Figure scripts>
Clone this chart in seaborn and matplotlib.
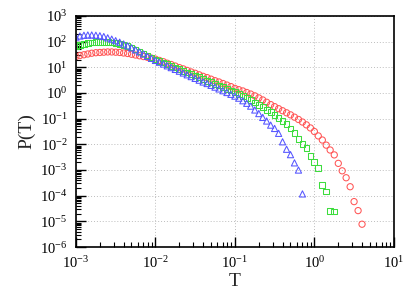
import matplotlib
matplotlib.use("Agg")
import matplotlib.pyplot as plt
import numpy as np
import seaborn as sns
from matplotlib.ticker import LogLocator

# bin centres T (log spaced, 20 per decade)
T_values = [
    1.00e-3, 1.12e-3, 1.26e-3, 1.41e-3, 1.58e-3, 1.78e-3, 2.00e-3, 2.24e-3, 2.51e-3, 2.82e-3,
    3.16e-3, 3.55e-3, 3.98e-3, 4.47e-3, 5.01e-3, 5.62e-3, 6.31e-3, 7.08e-3, 7.94e-3, 8.91e-3,
    1.00e-2, 1.12e-2, 1.26e-2, 1.41e-2, 1.58e-2, 1.78e-2, 2.00e-2, 2.24e-2, 2.51e-2, 2.82e-2,
    3.16e-2, 3.55e-2, 3.98e-2, 4.47e-2, 5.01e-2, 5.62e-2, 6.31e-2, 7.08e-2, 7.94e-2, 8.91e-2,
    1.00e-1, 1.12e-1, 1.26e-1, 1.41e-1, 1.58e-1, 1.78e-1, 2.00e-1, 2.24e-1, 2.51e-1, 2.82e-1,
    3.16e-1, 3.55e-1, 3.98e-1, 4.47e-1, 5.01e-1, 5.62e-1, 6.31e-1, 7.08e-1, 7.94e-1, 8.91e-1,
    1.00, 1.12, 1.26, 1.41, 1.58, 1.78, 2.00, 2.24, 2.51, 2.82, 3.16, 3.55, 3.98,
]

# log10 P(T)
logp_red = [
    1.42, 1.46, 1.49, 1.52, 1.55, 1.57, 1.58, 1.59, 1.60, 1.60,
    1.59, 1.58, 1.56, 1.54, 1.51, 1.48, 1.45, 1.42, 1.39, 1.36,
    1.32, 1.27, 1.22, 1.16, 1.11, 1.05, 0.99, 0.94, 0.88, 0.82,
    0.77, 0.71, 0.65, 0.60, 0.54, 0.48, 0.43, 0.37, 0.31, 0.25,
    0.18, 0.13, 0.08, 0.02, -0.04, -0.11, -0.19, -0.27, -0.36, -0.45,
    -0.53, -0.61, -0.69, -0.77, -0.85, -0.94, -1.03, -1.13, -1.24, -1.36,
    -1.50, -1.67, -1.83, -2.03, -2.22, -2.41, -2.74, -3.03, -3.30, -3.65,
    -4.23, -4.58, -5.11,
]
logp_green = [
    1.83, 1.87, 1.91, 1.94, 1.97, 1.99, 2.00, 2.00, 1.99, 1.97,
    1.95, 1.92, 1.88, 1.83, 1.77, 1.70, 1.62, 1.54, 1.46, 1.38,
    1.31, 1.25, 1.19, 1.12, 1.06, 0.99, 0.93, 0.87, 0.80, 0.74,
    0.68, 0.61, 0.55, 0.48, 0.42, 0.35, 0.29, 0.23, 0.16, 0.10,
    0.03, -0.04, -0.12, -0.20, -0.28, -0.37, -0.46, -0.55, -0.65, -0.75,
    -0.85, -0.96, -1.08, -1.22, -1.38, -1.56, -1.80, -1.99, -2.15, -2.44,
    -2.69, -2.93, -3.58, -3.84, -4.60, -4.62,
]
logp_blue = [
    2.18, 2.22, 2.25, 2.26, 2.26, 2.25, 2.23, 2.20, 2.15, 2.10,
    2.04, 1.98, 1.91, 1.84, 1.76, 1.68, 1.60, 1.52, 1.43, 1.35,
    1.27, 1.20, 1.13, 1.06, 0.99, 0.92, 0.85, 0.78, 0.71, 0.64,
    0.57, 0.50, 0.43, 0.37, 0.30, 0.23, 0.16, 0.09, 0.02, -0.05,
    -0.12, -0.20, -0.30, -0.40, -0.51, -0.66, -0.80, -0.95, -1.09, -1.25,
    -1.38, -1.57, -1.90, -2.19, -2.40, -2.72, -3.00, -3.93,
]

sns.set_style("ticks")
plt.rcParams["font.family"] = ["Liberation Serif", "DejaVu Serif"]
plt.rcParams["mathtext.fontset"] = "stix"

fig, ax = plt.subplots(figsize=(4.15, 2.91), dpi=100)
fig.subplots_adjust(left=0.183, right=0.949, bottom=0.151, top=0.945)

series = [
    (logp_red, "o", "#ff5555", 20),
    (logp_green, "s", "#3ddd3d", 17),
    (logp_blue, "^", "#5555ff", 20),
]
for logp, marker, color, size in series:
    n = len(logp)
    sns.scatterplot(
        x=T_values[:n],
        y=10 ** np.array(logp),
        marker=marker,
        s=size,
        color=color,
        facecolor="none",
        edgecolor=color,
        linewidth=0.75,
        ax=ax,
    )

ax.set_xscale("log")
ax.set_yscale("log")
ax.set_xlim(1e-3, 1e1)
ax.set_ylim(1e-6, 1e3)

for axis in (ax.xaxis, ax.yaxis):
    axis.set_major_locator(LogLocator(base=10, numticks=20))
    axis.set_minor_locator(LogLocator(base=10, subs=np.arange(2, 10), numticks=200))

ax.tick_params(which="both", direction="in", top=False, right=False, colors="black",
               labelsize=10.5, pad=6)
ax.tick_params(which="major", length=7, width=1)
ax.tick_params(which="minor", length=3.5, width=0.8)

ax.grid(True, which="major", color="#bdbdbd", linestyle=(0, (1, 2)), linewidth=0.7)
ax.set_axisbelow(True)
for spine in ax.spines.values():
    spine.set_color("black")
    spine.set_linewidth(1.2)

ax.set_xlabel("T", fontsize=14, labelpad=1)
ax.set_ylabel("P(T)", fontsize=14, labelpad=3)

plt.savefig("out.png", dpi=100)
plt.close()
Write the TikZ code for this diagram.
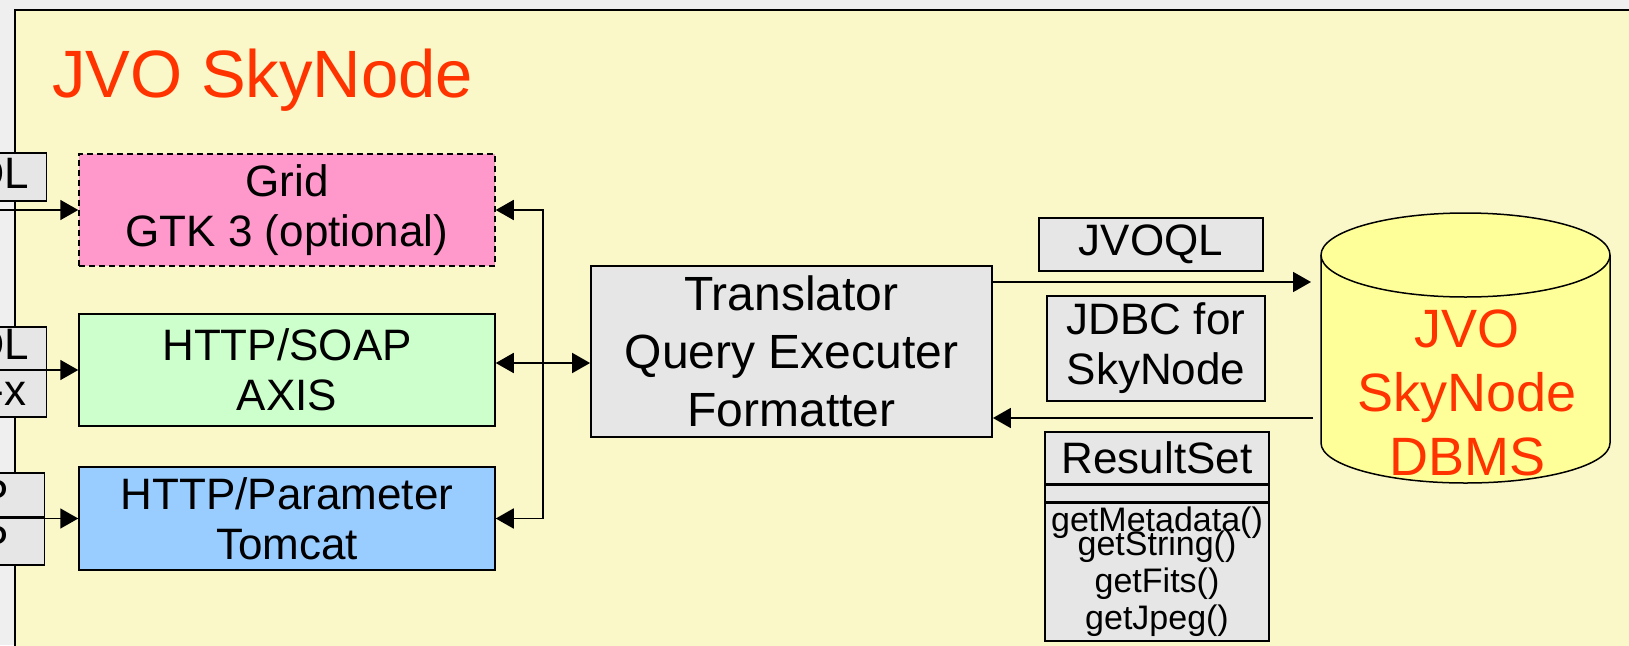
\documentclass[tikz,border=0pt]{standalone}
\usepackage{fontspec}
\setmainfont{Liberation Sans}
\usetikzlibrary{positioning}
\usetikzlibrary{arrows.meta}
\definecolor{page colour}{HTML}{EFEFEF}
\definecolor{panel colour}{HTML}{FAF7C8}
\definecolor{title colour}{HTML}{FF3300}
\definecolor{grid colour}{HTML}{FF99CC}
\definecolor{soap colour}{HTML}{CCFFCC}
\definecolor{param colour}{HTML}{99CCFF}
\definecolor{box colour}{HTML}{E6E6E6}
\definecolor{db colour}{HTML}{FFFF99}
\tikzset{
    % Big filled triangles on every connector
    >={Triangle[length=18pt,width=20pt]},
%
    % Fills for the boxes
    grey fill/.style={fill=box colour},
    grid fill/.style={fill=grid colour},
    soap fill/.style={fill=soap colour},
    param fill/.style={fill=param colour},
    % Outlines and lines
    box/.style={draw, rectangle, line width=1.5pt, inner sep=0pt},
    link/.style={line width=1.8pt},
    % Text sizes
    box text/.style={font=\fontsize{44}{50}\selectfont},
    big text/.style={font=\fontsize{48}{58}\selectfont},
    % Boxes running off the left edge, text pushed to their right side
    cut box/.style={box, grey fill, box text, anchor=east,
        text width=80pt, align=right, inner xsep=#1},
    every node/.style={align=center},
}

\begin{document}
\begin{tikzpicture}[x=1pt, y=-1pt]

\useasboundingbox (0,0) rectangle (1629,645);
\clip (0,0) rectangle (1629,645);
\fill [page colour] (0,0) rectangle (1629,645);
\draw [line width=2pt, fill=panel colour] (15,10) rectangle (1700,700);

\node (title) [anchor=base west, inner sep=0pt, text=title colour,
    font=\fontsize{67}{80}\selectfont] at (52,97) {JVO SkyNode};

% Boxes cut off at the left edge
\node (qlA) [cut box=17pt, minimum height=48pt] at (47,177) {QL};
\node (qlB) [cut box=17pt, minimum height=43pt] at (47,348.5) {QL};
\node (qlX) [cut box=20pt, minimum height=47pt] at (47,393.5) {-x};
\node (httpA) [cut box=35pt, minimum height=44pt] at (45,495) {P};
\node (httpB) [cut box=35pt, minimum height=48pt] at (45,541) {P};

\path
    (287,210) node (grid) [box, grid fill, box text, dash pattern=on 6pt off 4pt,
        minimum width=416pt, minimum height=112pt] {Grid\\GTK 3 (optional)}
    (287,370) node (soap) [box, soap fill, box text,
        minimum width=416pt, minimum height=112pt] {HTTP/SOAP\\AXIS}
    (287,518.5) node (param) [box, param fill, box text,
        minimum width=416pt, minimum height=103pt] {HTTP/Parameter\\Tomcat};

\node (trans) [box, grey fill, big text, line width=1.8pt,
    minimum width=401pt, minimum height=171pt]
    at (791.5,351.5) {Translator\\Query Executer\\Formatter};

\path
    (1151,244.5) node (jvoql) [box, grey fill, box text,
        minimum width=224pt, minimum height=53pt] {JVOQL}
    (1156,348.5) node (jdbc) [box, grey fill, box text,
        minimum width=218pt, minimum height=105pt] {JDBC for\\SkyNode};

\node (rshead) [box, grey fill, box text, minimum width=224pt, minimum height=52pt]
    at (1157,458) {ResultSet};
\node (rsattr) [box, grey fill, minimum width=224pt, minimum height=16pt,
    below=0pt of rshead] {};
\node (rsops) [box, grey fill, minimum width=224pt, minimum height=138pt,
    below=0pt of rsattr, font=\fontsize{34}{37}\selectfont]
    {getMetadata()\\[-13pt]getString()\\getFits()\\getJpeg()};

% the database drum
\draw [line width=1.5pt, fill=db colour] (1321,255) -- (1321,443)
    arc[start angle=180, end angle=360, x radius=144.5pt, y radius=40pt]
    -- (1610,255)
    arc[start angle=0, end angle=180, x radius=144.5pt, y radius=42pt] -- cycle;
\draw [line width=1.5pt] (1321,255)
    arc[start angle=180, end angle=360, x radius=144.5pt, y radius=42pt];
\node (dbms) [text=title colour, font=\fontsize{54}{64}\selectfont]
    at (1467,393) {JVO\\SkyNode\\DBMS};

\coordinate (ingrid) at (0,210);
\coordinate (insoap) at (0,370);
\coordinate (inparam) at (0,518.5);
\coordinate (bus) at (543,363);
\coordinate (dbin) at (1311,282);
\coordinate (dbout) at (1313,418);

\draw [link, ->] (ingrid) -- (grid);
\draw [link, ->] (insoap) -- (soap);
\draw [link, ->] (inparam) -- (param);
\draw [link, <->] (grid.east) -| (bus) |- (param.east);
\draw [link, <->] (soap.east |- bus) -- (trans.west |- bus);
\draw [link, ->] (trans.east |- dbin) -- (dbin);
\draw [link, ->] (dbout) -- (trans.east |- dbout);

\end{tikzpicture}
\end{document}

What you need to do> Take the records above from their first line through the line with "from matplotlib.ticker import LogLocator" and set those lines down word for word, minus the pictures.

Written answer>
Clone this chart in seaborn and matplotlib.
import matplotlib
matplotlib.use("Agg")
import matplotlib.pyplot as plt
import numpy as np
import seaborn as sns
from matplotlib.ticker import LogLocator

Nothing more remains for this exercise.